A fine essay by Jim Jubak.
4/12/2012 7:40 PM ET
By Jim Jubak
Why Spain scares the market
By turning private debt into public debt, Spain has created a crisis that almost certainly will require a bailout. But unlike Ireland and Greece, it's too big to bail out.
What's the big deal about Spain? Last year the country's government debt came to just 68.5% of its gross domestic product. That hardly puts Spain in the same class as Greece, right?
The goal of the Greek rescue package is, after all, to reduce that country's debt to 130% of GDP. Gosh, Spain isn't even in the same debtor class as the United States. The U.S. debt-to-GDP ratio passed 100% in 2011 and is forecast to hit 112% by the end of 2013.

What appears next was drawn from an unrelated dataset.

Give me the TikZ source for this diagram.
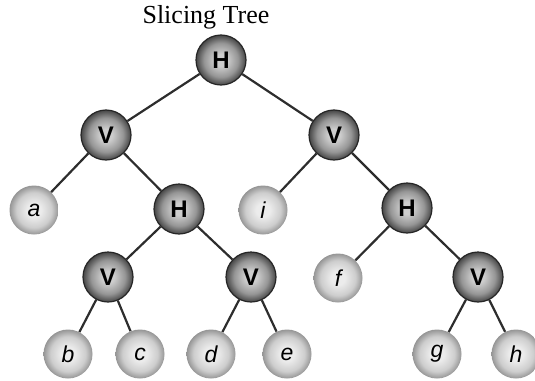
\documentclass[tikz,border=0pt]{standalone}
\usepackage{fontspec}
\setmainfont{Liberation Serif}
\newfontfamily\ballfont{Liberation Sans}
\usetikzlibrary{backgrounds}
\definecolor{edgegray}{RGB}{45,45,45}
\definecolor{darkcore}{RGB}{205,205,205}
\definecolor{darkmid}{RGB}{150,150,150}
\definecolor{darkrim}{RGB}{70,70,70}
\definecolor{lightcore}{RGB}{236,236,236}
\definecolor{lightmid}{RGB}{205,205,205}
\definecolor{lightrim}{RGB}{150,150,150}
\pgfdeclareradialshading{cutball}{\pgfpoint{0bp}{0bp}}{color(0bp)=(darkcore); color(6bp)=(darkcore); color(17bp)=(darkmid); color(25bp)=(darkrim); color(50bp)=(darkrim)}
\pgfdeclareradialshading{leafball}{\pgfpoint{0bp}{0bp}}{color(0bp)=(lightcore); color(7bp)=(lightcore); color(18bp)=(lightmid); color(25bp)=(lightrim); color(50bp)=(lightrim)}

\begin{document}
\begin{tikzpicture}[x=1pt, y=-1pt,
  cut/.style={circle, draw=black!85, line width=1.2pt, minimum size=50pt, inner sep=0pt,
              shading=cutball, font=\ballfont\bfseries\fontsize{24}{24}\selectfont},
  leaf/.style={circle, minimum size=49pt, inner sep=0pt,
               shading=leafball, font=\ballfont\itshape\fontsize{23}{23}\selectfont},
  branch/.style={draw=edgegray, line width=2.2pt}]

  \useasboundingbox (0,0) rectangle (535,380);

  %% title
  \node[font=\fontsize{26}{26}\selectfont] (title) at (206,17) {Slicing Tree};

  %% cut nodes
  \node[cut] (root) at (221,60)  {H};
  \node[cut] (vl)   at (106,135) {V};
  \node[cut] (vr)   at (334,135) {V};
  \node[cut] (hl)   at (179,209) {H};
  \node[cut] (hr)   at (407,208) {H};
  \node[cut] (vll)  at (108,277) {V};
  \node[cut] (vlr)  at (251,277) {V};
  \node[cut] (vrr)  at (478,277) {V};

  %% modules
  \node[leaf] (a) at (34,210)  {a};
  \node[leaf] (i) at (263,210) {i};
  \node[leaf] (f) at (338,278) {f};
  \node[leaf] (b) at (68,354)  {b};
  \node[leaf] (c) at (140,354) {c};
  \node[leaf] (d) at (211,354) {d};
  \node[leaf] (e) at (287,354) {e};
  \node[leaf] (g) at (437,354) {g};
  \node[leaf] (h) at (516,354) {h};

  %% branches
  \begin{scope}[on background layer]
    \draw[branch] (root) -- (vl);
    \draw[branch] (root) -- (vr);
    \draw[branch] (vl) -- (a);
    \draw[branch] (vl) -- (hl);
    \draw[branch] (vr) -- (i);
    \draw[branch] (vr) -- (hr);
    \draw[branch] (hl) -- (vll);
    \draw[branch] (hl) -- (vlr);
    \draw[branch] (hr) -- (f);
    \draw[branch] (hr) -- (vrr);
    \draw[branch] (vll) -- (b);
    \draw[branch] (vll) -- (c);
    \draw[branch] (vlr) -- (d);
    \draw[branch] (vlr) -- (e);
    \draw[branch] (vrr) -- (g);
    \draw[branch] (vrr) -- (h);
  \end{scope}
\end{tikzpicture}
\end{document}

So why have yields on Spanish 10-year bonds -- which rise with the perceived risk of those bonds -- climbed back within spitting distance of 6%? And why has that been enough to send the global financial markets into a bout of panic selling like the one we saw Tuesday?
How about because Spain's debt represents a worse crisis than Greece's and a far worse problem than U.S. debt. (Give us a few years, though.)
The Spanish debt crisis looks as if it has combined the worst of the Irish and Greek debt crises -- and has wrapped the results in an economy too big for existing eurozone funds and mechanisms to rescue.